Der Abend begann mit einer Schweigeminute. Als »Zeichen unserer Trauer um die Opfer und unserer Solidarität mit Frankreich«. Peter Schäfer, Direktor des Jüdischen Museums, hatte die 400 Gäste, die zur Verleihung des Preises für Verständigung und Toleranz an W. Michael Blumenthal gekommen waren, um diesen Moment gebeten. »Ich stehe vor Ihnen, geschockt und betroffen von den schrecklichen Ereignissen in Paris.«
Der Preis, der am Samstagabend an den Gründungsdirektor des Jüdischen Museums, W. Michael Blumenthal, verliehen wurde, stehe genau für die Werte, die Terroristen bekämpfen: Verständigung, Toleranz, Miteinander, Füreinander, kulturelle und religiöse Vielfalt, Dialog. Der Terror dürfe das nicht »wegbomben«.

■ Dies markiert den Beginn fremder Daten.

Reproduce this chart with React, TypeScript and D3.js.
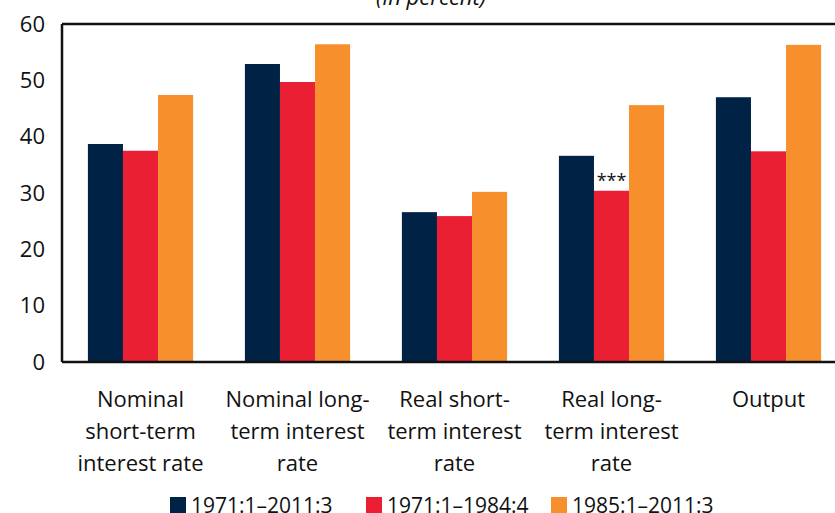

Schäfer bedankte sich bei Bundespräsident Joachim Gauck, dass er sich entschlossen hatte, trotz der Attentate in Paris zur Preisverleihung zu kommen, um die Auszeichnung in Form einer Menora an Blumenthal zu überreichen. Neben Gauck waren auch Finanzminister Wolfgang Schäuble (CDU), der im vergangenen Jahr die Auszeichnung erhalten hatte, der Präsident des Zentralrats der Juden in Deutschland, Josef Schuster, und Kulturstaatsministerin Monika Grütters (CDU) zur Verleihung gekommen.

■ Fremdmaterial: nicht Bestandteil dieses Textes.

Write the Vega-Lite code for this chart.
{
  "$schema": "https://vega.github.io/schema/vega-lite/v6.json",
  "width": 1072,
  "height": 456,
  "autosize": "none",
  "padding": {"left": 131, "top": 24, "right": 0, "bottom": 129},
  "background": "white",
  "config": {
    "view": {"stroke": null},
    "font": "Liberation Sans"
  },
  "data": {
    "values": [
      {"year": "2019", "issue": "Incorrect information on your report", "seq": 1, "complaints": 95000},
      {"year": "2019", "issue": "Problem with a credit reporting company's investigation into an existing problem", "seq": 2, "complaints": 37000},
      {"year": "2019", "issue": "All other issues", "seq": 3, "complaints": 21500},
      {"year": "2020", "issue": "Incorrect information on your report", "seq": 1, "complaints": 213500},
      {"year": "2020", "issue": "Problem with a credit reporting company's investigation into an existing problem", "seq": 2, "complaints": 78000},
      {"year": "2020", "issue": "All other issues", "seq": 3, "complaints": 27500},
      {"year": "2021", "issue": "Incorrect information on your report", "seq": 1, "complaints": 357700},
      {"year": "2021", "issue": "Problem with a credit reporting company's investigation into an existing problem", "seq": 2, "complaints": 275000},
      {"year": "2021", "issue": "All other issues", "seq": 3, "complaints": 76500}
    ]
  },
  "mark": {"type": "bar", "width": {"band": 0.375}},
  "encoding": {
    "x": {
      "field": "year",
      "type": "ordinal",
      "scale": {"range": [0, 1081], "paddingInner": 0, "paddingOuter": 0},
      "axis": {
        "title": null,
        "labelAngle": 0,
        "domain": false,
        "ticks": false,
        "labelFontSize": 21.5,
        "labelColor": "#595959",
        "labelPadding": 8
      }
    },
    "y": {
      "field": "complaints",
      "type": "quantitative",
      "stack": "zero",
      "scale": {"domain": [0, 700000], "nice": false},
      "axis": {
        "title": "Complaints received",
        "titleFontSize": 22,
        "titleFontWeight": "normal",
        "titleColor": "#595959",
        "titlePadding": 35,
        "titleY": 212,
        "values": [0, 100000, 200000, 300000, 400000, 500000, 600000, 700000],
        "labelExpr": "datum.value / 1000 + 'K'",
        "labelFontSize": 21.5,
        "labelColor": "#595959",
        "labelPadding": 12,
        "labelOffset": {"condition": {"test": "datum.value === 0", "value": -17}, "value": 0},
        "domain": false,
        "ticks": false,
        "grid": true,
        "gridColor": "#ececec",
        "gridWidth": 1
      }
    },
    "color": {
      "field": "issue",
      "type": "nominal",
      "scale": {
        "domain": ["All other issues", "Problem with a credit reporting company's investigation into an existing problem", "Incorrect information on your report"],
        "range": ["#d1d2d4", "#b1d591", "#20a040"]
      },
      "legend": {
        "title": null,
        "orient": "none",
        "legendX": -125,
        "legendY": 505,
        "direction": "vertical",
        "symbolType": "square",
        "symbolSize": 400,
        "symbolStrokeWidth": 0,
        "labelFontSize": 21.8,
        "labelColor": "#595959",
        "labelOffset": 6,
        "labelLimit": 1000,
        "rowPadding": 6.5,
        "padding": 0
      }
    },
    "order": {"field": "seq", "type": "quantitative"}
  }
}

Verständigung »Wir ehren heute einen Mann, dessen Lebenswerk und dessen ganze Biografie in beispielloser Weise für Verständigung und Toleranz stehen«, sagte Joachim Gauck in seiner Laudatio. Von Blumenthal könne man Gelassenheit im Umgang mit dem vermeintlich Fremden, Aufgeschlossenheit und die Bereitschaft, Neues zu wagen, lernen, so der Bundespräsident.
»Ich nehme den Preis mit großer Freude an«, sagte der 89-jährige Blumenthal. Es sei ein »Hohn des Schicksals«, dass er ausgerechnet einen Tag nach den Anschlägen in Paris die Auszeichnung bekomme. Diese Situation würde ihn an den 11. September 2001 erinnern. Denn zwei Tage vor den Terroranschlägen in den USA war das Jüdische Museum Berlin eröffnet worden.
Von der Ohnmacht, der Wut, der Trauer und dem Mitgefühl seien nun alle ergriffen. Europa werde sich durch diese Akte verändern, glaubt er. Man dürfe den »feigen, verblendeten Terroristen nicht erlauben, unser Wertesystem zu zerstören.«
Biografie Blumenthal wurde in Oranienburg geboren und floh während der Schoa nach Shanghai. Später wurde er in den USA außenpolitischer Berater John F. Kennedys und Finanzminister unter Jimmy Carter. 1997 kehrte er nach Berlin zurück, um das Jüdische Museum aufzubauen, das in den nächsten Tagen den 10.000.000. Besucher erwartet.
»Es ist ein schöner Preis, den ich nun bekommen habe, aber der schönste Preis meines Lebens war die Einladung, nach Deutschland zurückzukommen.« Dadurch habe er sein Geburtsland wieder richtig kennen – und schätzen und bewundern – gelernt.
Mit dem Preis ehren das Jüdische Museum und die Gesellschaft der Freunde und Förderer der Stiftung Jüdisches Museum Berlin seit 2002 Persönlichkeiten, die sich um Verständigung und Toleranz verdient gemacht haben.